WORK TO DO:
Quote the listing below in full and exactly as written, but omit every picture.

RECORDED INFORMATION:
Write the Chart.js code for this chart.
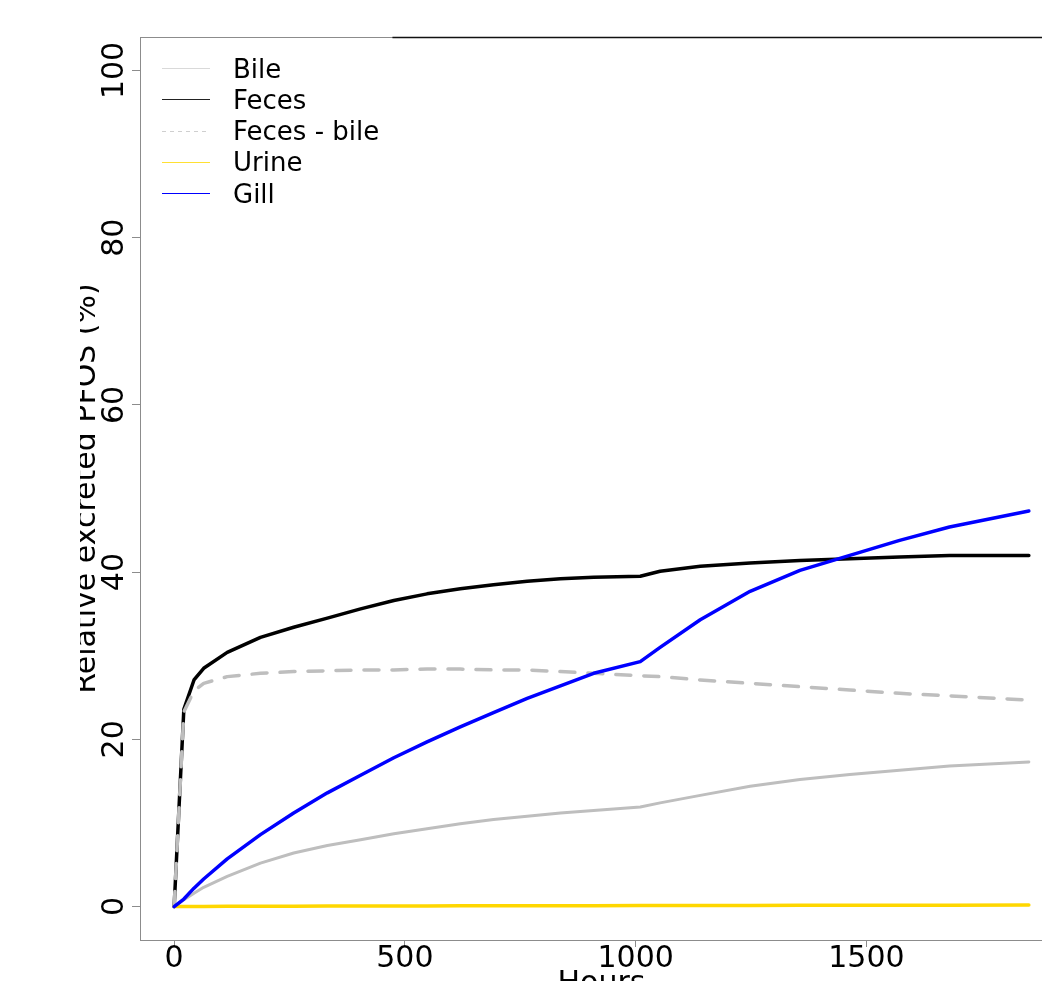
<!DOCTYPE html>
<html>
<head>
<meta charset="utf-8">
<script src="https://cdn.jsdelivr.net/npm/chart.js@4/dist/chart.umd.min.js"></script>
<style>
  html, body { margin: 0; padding: 0; background: #fff; }
  #wrap { width: 1042px; height: 981px; overflow: hidden; }
</style>
</head>
<body>
<div id="wrap"><canvas id="myChart" width="1064" height="981"></canvas></div>
<script>
// values (hours vs. relative excreted %)
var hours = [0, 21, 43, 64, 115, 187, 259, 332, 404, 476, 548, 620, 692, 765, 837, 909, 1010, 1053, 1140, 1248, 1356, 1464, 1572, 1680, 1852];
var bile = [0, 0.8, 1.6, 2.3, 3.6, 5.2, 6.4, 7.3, 8.0, 8.7, 9.3, 9.9, 10.4, 10.8, 11.2, 11.5, 11.9, 12.4, 13.3, 14.4, 15.2, 15.8, 16.3, 16.8, 17.3];
var feces = [0, 23.6, 27.1, 28.5, 30.4, 32.2, 33.4, 34.5, 35.6, 36.6, 37.4, 38.0, 38.5, 38.9, 39.2, 39.4, 39.5, 40.1, 40.7, 41.1, 41.4, 41.6, 41.8, 42.0, 42.0];
var fecesBile = [0, 23.3, 25.8, 26.7, 27.5, 27.9, 28.1, 28.2, 28.3, 28.3, 28.4, 28.4, 28.3, 28.3, 28.1, 27.9, 27.6, 27.5, 27.1, 26.7, 26.3, 25.9, 25.5, 25.2, 24.7];
var urine = [0, 0.01, 0.01, 0.02, 0.03, 0.04, 0.05, 0.06, 0.07, 0.08, 0.08, 0.09, 0.1, 0.1, 0.11, 0.11, 0.12, 0.12, 0.13, 0.14, 0.15, 0.15, 0.16, 0.17, 0.18];
var gill = [0, 0.9, 2.2, 3.3, 5.7, 8.6, 11.2, 13.6, 15.7, 17.8, 19.7, 21.5, 23.2, 24.9, 26.4, 27.9, 29.3, 31.0, 34.3, 37.7, 40.2, 42.0, 43.8, 45.4, 47.3];

var seriesNames = ["Bile", "Feces", "Feces - bile", "Urine", "Gill"];
var xTicks = [0, 500, 1000, 1500];
var yTicks = [0, 20, 40, 60, 80, 100];

function toPoints(values) {
  return hours.map(function (h, i) { return { x: h, y: values[i] }; });
}

// legend sample colours (thin lines, as in the picture)
var legendColors = ["#d9d9d9", "#222222", "#cfcfcf", "#ffe033", "#0000ff"];

var axisText = {
  id: "axisText",
  afterDraw: function (chart) {
    var ctx = chart.ctx;
    var xs = chart.scales.x;
    var ys = chart.scales.y;
    var area = chart.chartArea;
    ctx.save();

    // top border: grey part then black part
    ctx.lineWidth = 1;
    ctx.strokeStyle = "#8c8c8c";
    ctx.beginPath();
    ctx.moveTo(area.left, area.top + 0.5);
    ctx.lineTo(area.right, area.top + 0.5);
    ctx.stroke();
    ctx.strokeStyle = "#111";
    ctx.lineWidth = 1.5;
    ctx.beginPath();
    ctx.moveTo(xs.getPixelForValue(473), area.top + 0.5);
    ctx.lineTo(area.right, area.top + 0.5);
    ctx.stroke();

    ctx.fillStyle = "#000";
    ctx.font = "30px 'DejaVu Sans'";
    ctx.textBaseline = "alphabetic";
    ctx.textAlign = "center";
    xTicks.forEach(function (v) {
      ctx.fillText(String(v), xs.getPixelForValue(v), area.bottom + 27);
    });
    yTicks.forEach(function (v) {
      ctx.save();
      ctx.translate(area.left - 17, ys.getPixelForValue(v));
      ctx.rotate(-Math.PI / 2);
      ctx.fillText(String(v), 0, 0);
      ctx.restore();
    });

    // x title, mostly cut off at the bottom
    ctx.fillText("Hours", (area.left + area.right) / 2, area.bottom + 52);

    // y title, clipped on its left side
    ctx.save();
    ctx.beginPath();
    ctx.rect(80, 0, area.left - 80, chart.height);
    ctx.clip();
    ctx.font = "30px 'DejaVu Sans'";
    ctx.translate(95, (area.top + area.bottom) / 2);
    ctx.rotate(-Math.PI / 2);
    ctx.fillText("Relative excreted PFOS (%)", 0, 0);
    ctx.restore();

    // legend
    ctx.font = "26px 'DejaVu Sans'";
    ctx.textAlign = "left";
    chart.data.datasets.forEach(function (ds, i) {
      var y = 68 + i * 31.3;
      ctx.save();
      ctx.strokeStyle = legendColors[i];
      ctx.lineWidth = 1;
      if (ds.borderDash && ds.borderDash.length) ctx.setLineDash([4, 4]);
      ctx.beginPath();
      ctx.moveTo(162, Math.round(y) + 0.5);
      ctx.lineTo(210, Math.round(y) + 0.5);
      ctx.stroke();
      ctx.restore();
      ctx.fillText(ds.label, 233, y + 9.5);
    });

    ctx.restore();
  },
};

var ctx = document.getElementById("myChart").getContext("2d");
var chart = new Chart(ctx, {
  type: "line",
  data: {
    datasets: [
      { label: seriesNames[0], data: toPoints(bile), borderColor: "#bebebe", borderWidth: 3, order: 5 },
      { label: seriesNames[1], data: toPoints(feces), borderColor: "#000000", borderWidth: 3.5, order: 4 },
      { label: seriesNames[2], data: toPoints(fecesBile), borderColor: "#bebebe", borderWidth: 3.5, borderDash: [15, 13], order: 3 },
      { label: seriesNames[3], data: toPoints(urine), borderColor: "#ffd700", borderWidth: 3.5, order: 2 },
      { label: seriesNames[4], data: toPoints(gill), borderColor: "#0000ff", borderWidth: 3.5, order: 1 },
    ],
  },
  options: {
    responsive: false,
    animation: false,
    layout: { padding: { top: 37, right: 1, bottom: 0, left: 0 } },
    elements: {
      point: { radius: 0 },
      line: { tension: 0, fill: false, borderCapStyle: "round", borderJoinStyle: "round" },
    },
    plugins: { legend: { display: false }, tooltip: { enabled: false } },
    scales: {
      x: {
        type: "linear",
        min: -74,
        max: 1926,
        afterBuildTicks: function (scale) {
          scale.ticks = xTicks.map(function (v) { return { value: v }; });
        },
        afterFit: function (scale) { scale.height = 41; },
        ticks: { display: false },
        grid: { drawOnChartArea: false, drawTicks: true, tickLength: 7, color: "#8c8c8c" },
        border: { display: true, color: "#8c8c8c", width: 1 },
      },
      y: {
        type: "linear",
        min: -4,
        max: 104,
        afterBuildTicks: function (scale) {
          scale.ticks = yTicks.map(function (v) { return { value: v }; });
        },
        afterFit: function (scale) { scale.width = 140; },
        ticks: { display: false },
        grid: { drawOnChartArea: false, drawTicks: true, tickLength: 8, color: "#8c8c8c" },
        border: { display: true, color: "#8c8c8c", width: 1 },
      },
    },
  },
  plugins: [axisText],
});
</script>
</body>
</html>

PROBLEM SOLUTION:
Write the Chart.js code for this chart.
<!DOCTYPE html>
<html>
<head>
<meta charset="utf-8">
<script src="https://cdn.jsdelivr.net/npm/chart.js@4/dist/chart.umd.min.js"></script>
<style>
  html, body { margin: 0; padding: 0; background: #fff; }
  #wrap { width: 1042px; height: 981px; overflow: hidden; }
</style>
</head>
<body>
<div id="wrap"><canvas id="myChart" width="1064" height="981"></canvas></div>
<script>
// values (hours vs. relative excreted %)
var hours = [0, 21, 43, 64, 115, 187, 259, 332, 404, 476, 548, 620, 692, 765, 837, 909, 1010, 1053, 1140, 1248, 1356, 1464, 1572, 1680, 1852];
var bile = [0, 0.8, 1.6, 2.3, 3.6, 5.2, 6.4, 7.3, 8.0, 8.7, 9.3, 9.9, 10.4, 10.8, 11.2, 11.5, 11.9, 12.4, 13.3, 14.4, 15.2, 15.8, 16.3, 16.8, 17.3];
var feces = [0, 23.6, 27.1, 28.5, 30.4, 32.2, 33.4, 34.5, 35.6, 36.6, 37.4, 38.0, 38.5, 38.9, 39.2, 39.4, 39.5, 40.1, 40.7, 41.1, 41.4, 41.6, 41.8, 42.0, 42.0];
var fecesBile = [0, 23.3, 25.8, 26.7, 27.5, 27.9, 28.1, 28.2, 28.3, 28.3, 28.4, 28.4, 28.3, 28.3, 28.1, 27.9, 27.6, 27.5, 27.1, 26.7, 26.3, 25.9, 25.5, 25.2, 24.7];
var urine = [0, 0.01, 0.01, 0.02, 0.03, 0.04, 0.05, 0.06, 0.07, 0.08, 0.08, 0.09, 0.1, 0.1, 0.11, 0.11, 0.12, 0.12, 0.13, 0.14, 0.15, 0.15, 0.16, 0.17, 0.18];
var gill = [0, 0.9, 2.2, 3.3, 5.7, 8.6, 11.2, 13.6, 15.7, 17.8, 19.7, 21.5, 23.2, 24.9, 26.4, 27.9, 29.3, 31.0, 34.3, 37.7, 40.2, 42.0, 43.8, 45.4, 47.3];

var seriesNames = ["Bile", "Feces", "Feces - bile", "Urine", "Gill"];
var xTicks = [0, 500, 1000, 1500];
var yTicks = [0, 20, 40, 60, 80, 100];

function toPoints(values) {
  return hours.map(function (h, i) { return { x: h, y: values[i] }; });
}

// legend sample colours (thin lines, as in the picture)
var legendColors = ["#d9d9d9", "#222222", "#cfcfcf", "#ffe033", "#0000ff"];

var axisText = {
  id: "axisText",
  afterDraw: function (chart) {
    var ctx = chart.ctx;
    var xs = chart.scales.x;
    var ys = chart.scales.y;
    var area = chart.chartArea;
    ctx.save();

    // top border: grey part then black part
    ctx.lineWidth = 1;
    ctx.strokeStyle = "#8c8c8c";
    ctx.beginPath();
    ctx.moveTo(area.left, area.top + 0.5);
    ctx.lineTo(area.right, area.top + 0.5);
    ctx.stroke();
    ctx.strokeStyle = "#111";
    ctx.lineWidth = 1.5;
    ctx.beginPath();
    ctx.moveTo(xs.getPixelForValue(473), area.top + 0.5);
    ctx.lineTo(area.right, area.top + 0.5);
    ctx.stroke();

    ctx.fillStyle = "#000";
    ctx.font = "30px 'DejaVu Sans'";
    ctx.textBaseline = "alphabetic";
    ctx.textAlign = "center";
    xTicks.forEach(function (v) {
      ctx.fillText(String(v), xs.getPixelForValue(v), area.bottom + 27);
    });
    yTicks.forEach(function (v) {
      ctx.save();
      ctx.translate(area.left - 17, ys.getPixelForValue(v));
      ctx.rotate(-Math.PI / 2);
      ctx.fillText(String(v), 0, 0);
      ctx.restore();
    });

    // x title, mostly cut off at the bottom
    ctx.fillText("Hours", (area.left + area.right) / 2, area.bottom + 52);

    // y title, clipped on its left side
    ctx.save();
    ctx.beginPath();
    ctx.rect(80, 0, area.left - 80, chart.height);
    ctx.clip();
    ctx.font = "30px 'DejaVu Sans'";
    ctx.translate(95, (area.top + area.bottom) / 2);
    ctx.rotate(-Math.PI / 2);
    ctx.fillText("Relative excreted PFOS (%)", 0, 0);
    ctx.restore();

    // legend
    ctx.font = "26px 'DejaVu Sans'";
    ctx.textAlign = "left";
    chart.data.datasets.forEach(function (ds, i) {
      var y = 68 + i * 31.3;
      ctx.save();
      ctx.strokeStyle = legendColors[i];
      ctx.lineWidth = 1;
      if (ds.borderDash && ds.borderDash.length) ctx.setLineDash([4, 4]);
      ctx.beginPath();
      ctx.moveTo(162, Math.round(y) + 0.5);
      ctx.lineTo(210, Math.round(y) + 0.5);
      ctx.stroke();
      ctx.restore();
      ctx.fillText(ds.label, 233, y + 9.5);
    });

    ctx.restore();
  },
};

var ctx = document.getElementById("myChart").getContext("2d");
var chart = new Chart(ctx, {
  type: "line",
  data: {
    datasets: [
      { label: seriesNames[0], data: toPoints(bile), borderColor: "#bebebe", borderWidth: 3, order: 5 },
      { label: seriesNames[1], data: toPoints(feces), borderColor: "#000000", borderWidth: 3.5, order: 4 },
      { label: seriesNames[2], data: toPoints(fecesBile), borderColor: "#bebebe", borderWidth: 3.5, borderDash: [15, 13], order: 3 },
      { label: seriesNames[3], data: toPoints(urine), borderColor: "#ffd700", borderWidth: 3.5, order: 2 },
      { label: seriesNames[4], data: toPoints(gill), borderColor: "#0000ff", borderWidth: 3.5, order: 1 },
    ],
  },
  options: {
    responsive: false,
    animation: false,
    layout: { padding: { top: 37, right: 1, bottom: 0, left: 0 } },
    elements: {
      point: { radius: 0 },
      line: { tension: 0, fill: false, borderCapStyle: "round", borderJoinStyle: "round" },
    },
    plugins: { legend: { display: false }, tooltip: { enabled: false } },
    scales: {
      x: {
        type: "linear",
        min: -74,
        max: 1926,
        afterBuildTicks: function (scale) {
          scale.ticks = xTicks.map(function (v) { return { value: v }; });
        },
        afterFit: function (scale) { scale.height = 41; },
        ticks: { display: false },
        grid: { drawOnChartArea: false, drawTicks: true, tickLength: 7, color: "#8c8c8c" },
        border: { display: true, color: "#8c8c8c", width: 1 },
      },
      y: {
        type: "linear",
        min: -4,
        max: 104,
        afterBuildTicks: function (scale) {
          scale.ticks = yTicks.map(function (v) { return { value: v }; });
        },
        afterFit: function (scale) { scale.width = 140; },
        ticks: { display: false },
        grid: { drawOnChartArea: false, drawTicks: true, tickLength: 8, color: "#8c8c8c" },
        border: { display: true, color: "#8c8c8c", width: 1 },
      },
    },
  },
  plugins: [axisText],
});
</script>
</body>
</html>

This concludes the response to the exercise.